The new section—that will include information about the medicines and how to take them safely—will also help young people feel included in discussions about their treatment.
More than half a million prescriptions for methylphenidate—a stimulant medicine to treat ADHD, sold under the brand names Ritalin, Concerta, and Equasym—are dispensed each year in England. Up until now, however, the patient information leaflet included with every box has been written with only adults in mind.
Following an agreement with drug companies, the Medicines and Healthcare products Regulatory Agency (MHRA) decided that a youth-friendly section should be included in all brands of methylphenidate prescribed and dispensed in the UK.
The work was undertaken by researchers at the University of Leeds in collaboration with the Leeds-based company Luto Research.
As reported in Pharmaceuticals Journal, the revised patient information leaflet now includes a section called “Information for children and young people” that provides clear and simple information about the consequences of possible side effects, using examples that may be relevant to children and teens.
For example, when advising users to avoid certain activities if they feel dizzy, it refers to horse riding, climbing trees, and riding a bike. The section also offers advice to youngsters who may be sexually active.
“Children and young people are the main consumers of these medicines,” says Theo Raymor, professor of of pharmacy at the University of Leeds.

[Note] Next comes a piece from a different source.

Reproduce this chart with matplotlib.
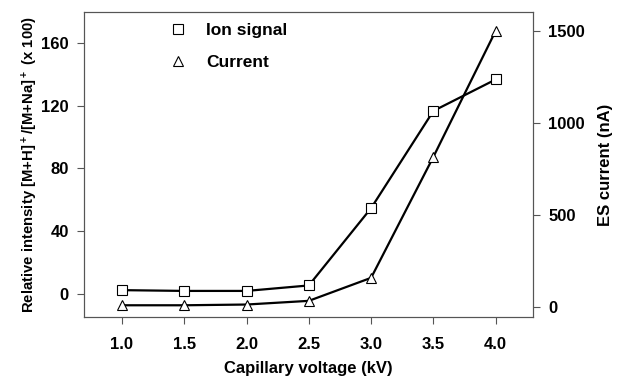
import matplotlib
matplotlib.use("Agg")
import matplotlib.pyplot as plt
from matplotlib.lines import Line2D

plt.rcParams['font.family'] = ['Liberation Sans', 'DejaVu Sans']
plt.rcParams['font.weight'] = 'bold'
plt.rcParams['mathtext.fontset'] = 'custom'
plt.rcParams['mathtext.rm'] = 'Liberation Sans:bold'
plt.rcParams['mathtext.bf'] = 'Liberation Sans:bold'
plt.rcParams['mathtext.default'] = 'bf'

voltage = [1.0, 1.5, 2.0, 2.5, 3.0, 3.5, 4.0]
ion_signal = [2.2, 1.7, 1.7, 5.2, 54.6, 116.7, 136.8]
current = [10, 10, 14, 34, 159, 816, 1500]

x_ticks = [1.0, 1.5, 2.0, 2.5, 3.0, 3.5, 4.0]
left_ticks = [0, 40, 80, 120, 160]
right_ticks = [0, 500, 1000, 1500]

fig = plt.figure(figsize=(6.17, 3.82), dpi=100)
ax = fig.add_axes([0.136, 0.170, 0.728, 0.799])
ax2 = ax.twinx()

ax.plot(voltage, ion_signal, color='black', lw=1.6, marker='s', ms=7,
        mfc='white', mec='black', mew=0.8, zorder=3)
ax2.plot(voltage, current, color='black', lw=1.6, marker='^', ms=7.5,
         mfc='white', mec='black', mew=0.8, zorder=3)

ax.set_xlim(0.695, 4.30)
ax.set_ylim(-15, 180)
ax2.set_ylim(-54, 1603)

ax.set_xticks(x_ticks)
ax.set_xticklabels([f"{v:.1f}" for v in x_ticks])
ax.set_yticks(left_ticks)
ax2.set_yticks(right_ticks)

for a in (ax, ax2):
    a.tick_params(direction='out', length=5, width=0.8, labelsize=12, pad=6,
                  color='#555555')
    for s in a.spines.values():
        s.set_linewidth(0.8)
        s.set_color('#555555')
ax.tick_params(axis='x', pad=9)

ax.set_xlabel('Capillary voltage (kV)', fontsize=12, fontweight='bold', labelpad=7)
ax.set_ylabel(r'Relative intensity [M+H]$^+$/[M+Na]$^+$ (x 100)', fontsize=10.7,
              fontweight='bold', labelpad=1)
ax2.set_ylabel('ES current (nA)', fontsize=12, fontweight='bold', labelpad=9)

handles = [
    Line2D([], [], ls='none', marker='s', ms=7, mfc='white', mec='black', mew=0.8),
    Line2D([], [], ls='none', marker='^', ms=7.5, mfc='white', mec='black', mew=0.8),
]
ax.legend(handles, ['Ion signal', 'Current'], loc='upper left',
          bbox_to_anchor=(0.137, 1.015), frameon=False, fontsize=12.5,
          handletextpad=0.6, labelspacing=0.95)

fig.savefig('out.png', dpi=100)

“It is important that they have the opportunity to know why they have been given this drug treatment and how it can help them. The revised leaflet now gives them a chance to read about their medication in an easy and informative way.”
Words and phrases in the youth friendly section were tested by adults and teenagers, as well as children as young as 10 who read the leaflet with a parent. Feedback from this testing helped ensure that the messages on safety and side effects were clear to a wide range of ages.

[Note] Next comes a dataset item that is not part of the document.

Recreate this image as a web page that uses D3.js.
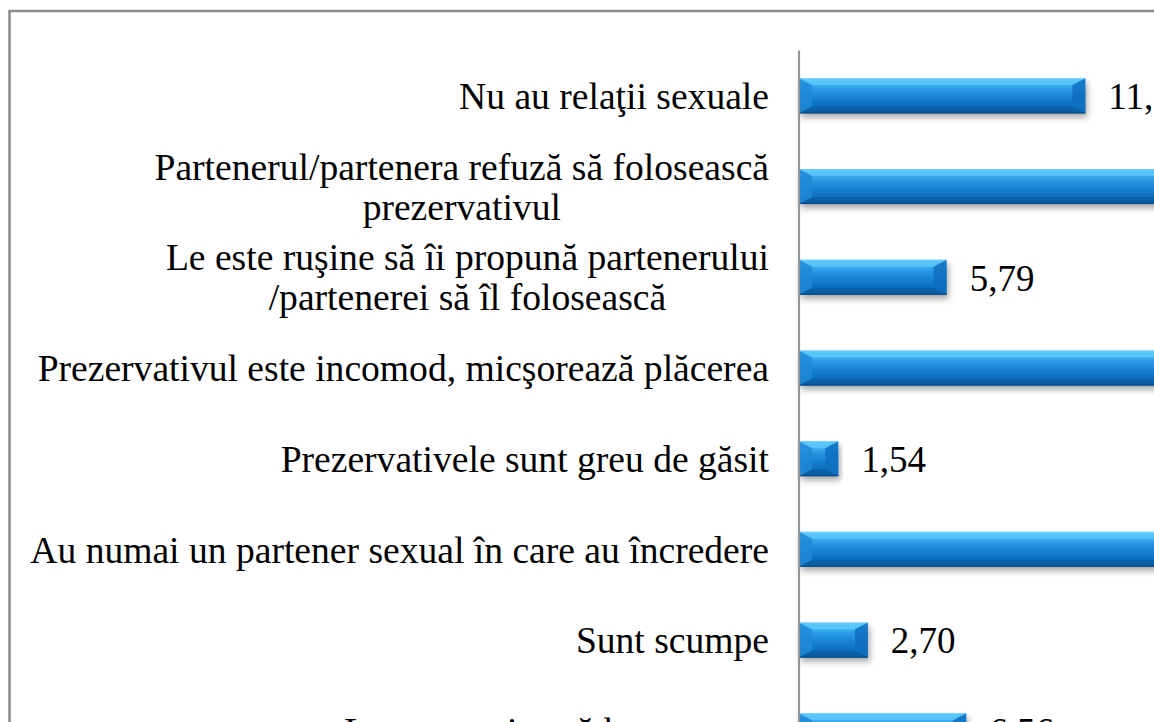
<!DOCTYPE html>
<html><head><meta charset="utf-8">
<script src="https://cdn.jsdelivr.net/npm/d3@7"></script>
<style>html,body{margin:0;padding:0;background:#fff;overflow:hidden}</style>
</head><body>
<svg id="chart" width="1154" height="722"></svg>
<script>
const categories = [
  "Nu au relaţii sexuale",
  "Partenerul/partenera refuză să folosească\nprezervativul",
  "Le este ruşine să îi propună partenerului\n/partenerei să îl folosească",
  "Prezervativul este incomod, micşorează plăcerea",
  "Prezervativele sunt greu de găsit",
  "Au numai un partener sexual în care au încredere",
  "Sunt scumpe",
  "Le este ruşine să le cumpere"
];
const values = [11.23, 16.21, 5.79, 22.39, 1.54, 38.61, 2.70, 6.56];
const valueLabels = ["11,23", "16,21", "5,79", "22,39", "1,54", "38,61", "2,70", "6,56"];

const svg = d3.select("#chart");
const labelFont = "'Liberation Serif','Times New Roman',serif";

const defs = svg.append("defs");
const g1 = defs.append("linearGradient").attr("id","barGrad").attr("x1",0).attr("y1",0).attr("x2",0).attr("y2",1);
[["0%","#8ad8ff"],["8%","#48bbf6"],["35%","#2796e2"],["60%","#147dcf"],["90%","#0c68b8"],["100%","#0a528c"]]
  .forEach(([o,c])=>g1.append("stop").attr("offset",o).attr("stop-color",c));
const f = defs.append("filter").attr("id","shadow").attr("x","-5%").attr("y","-30%").attr("width","115%").attr("height","190%");
f.append("feDropShadow").attr("dx",2).attr("dy",4).attr("stdDeviation",3).attr("flood-color","#000").attr("flood-opacity",0.35);

// frame
svg.append("rect").attr("x",9.5).attr("y",11).attr("width",1400).attr("height",900)
  .attr("fill","none").attr("stroke","#8c8c8c").attr("stroke-width",2.5);

const x0 = 799;
const x = d3.scaleLinear().domain([0, 40]).range([x0, x0 + 40 * 25.5]);
const y = d3.scaleBand().domain(categories).range([50.5, 50.5 + 90.7 * categories.length])
  .paddingInner(0.614).paddingOuter(0.307);

const bars = svg.append("g").selectAll("g.bar").data(categories).join("g").attr("class","bar");
const bevX = 13, bevY = 7;
bars.each(function(c, i){
  const gg = d3.select(this);
  const bx0 = x(0), bx1 = x(values[i]), by0 = y(c), by1 = y(c) + y.bandwidth();
  const bw = bx1 - bx0;
  const bx = Math.min(bevX, bw/2), byy = bevY;
  gg.append("rect").attr("x",bx0).attr("y",by0).attr("width",bw).attr("height",by1-by0)
    .attr("fill","url(#barGrad)").attr("filter","url(#shadow)");
  gg.append("polygon").attr("points",[[bx0,by0],[bx1,by0],[bx1-bx,by0+byy],[bx0+bx,by0+byy]].join(" "))
    .attr("fill","#5ec8fb").attr("opacity",0.75);
  gg.append("polygon").attr("points",[[bx0,by1],[bx1,by1],[bx1-bx,by1-byy],[bx0+bx,by1-byy]].join(" "))
    .attr("fill","#0a5da3").attr("opacity",0.8);
  gg.append("polygon").attr("points",[[bx0,by0],[bx0+bx,by0+byy],[bx0+bx,by1-byy],[bx0,by1]].join(" "))
    .attr("fill","#1f8ad8").attr("opacity",0.85);
  gg.append("polygon").attr("points",[[bx1,by0],[bx1-bx,by0+byy],[bx1-bx,by1-byy],[bx1,by1]].join(" "))
    .attr("fill","#0f6fbf").attr("opacity",0.85);
  gg.append("line").attr("x1",bx0).attr("x2",bx1).attr("y1",by1-0.5).attr("y2",by1-0.5)
    .attr("stroke","#0b4a80").attr("stroke-width",1);
});

// axis line
svg.append("line").attr("x1",x0).attr("x2",x0).attr("y1",y.range()[0]).attr("y2",y.range()[1])
  .attr("stroke","#969696").attr("stroke-width",2.2);

// category labels
const labG = svg.append("g");
const labelRight = 769, lineH = 40;
categories.forEach((c, i) => {
  const lines = c.split("\n");
  const cy = y(c) + y.bandwidth()/2;
  const t = labG.append("text").attr("font-family",labelFont).attr("font-size",37.6).attr("fill","#000")
    .attr("text-anchor","middle");
  lines.forEach((ln, k) => {
    t.append("tspan").text(ln)
      .attr("y", cy + (k - (lines.length-1)/2) * lineH).attr("dy","0.35em");
  });
  const maxW = d3.max(t.selectAll("tspan").nodes(), n => n.getComputedTextLength());
  t.selectAll("tspan").attr("x", labelRight - maxW/2);
});

// value labels
svg.append("g").selectAll("text").data(categories).join("text")
  .attr("x",(c,i)=>x(values[i]) + 23)
  .attr("y",c=>y(c)+y.bandwidth()/2).attr("dy","0.36em")
  .attr("font-family",labelFont).attr("font-size",37).attr("fill","#000")
  .text((c,i)=>valueLabels[i]);
</script>
</body></html>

“We gave particular thought to the layout of the text, as well as the content,” Raynor says. “Simple changes, such as making headings bolder, using bulleted lists, and dividing long sentences into shorter ones can make a real difference when writing for all people, including children.
“This is the first time that children and teens have had a chance to comment on the information that goes into medicine packs, and it has proven to be very successful.
“We are now hoping that this approach can be taken for other medicines that are used widely by children, perhaps medicines for asthma or epilepsy.”
The work was co-ordinated by the MHRA as part of its drive to help people of all ages understand the medicines they are taking.
“It’s vital that both children and adults understand the medication they are taking,” says MHRA Head of Patient Information Quality, Jan MacDonald.
“Children and young adults with ADHD will be better informed about their healthcare from the new style of patient information.”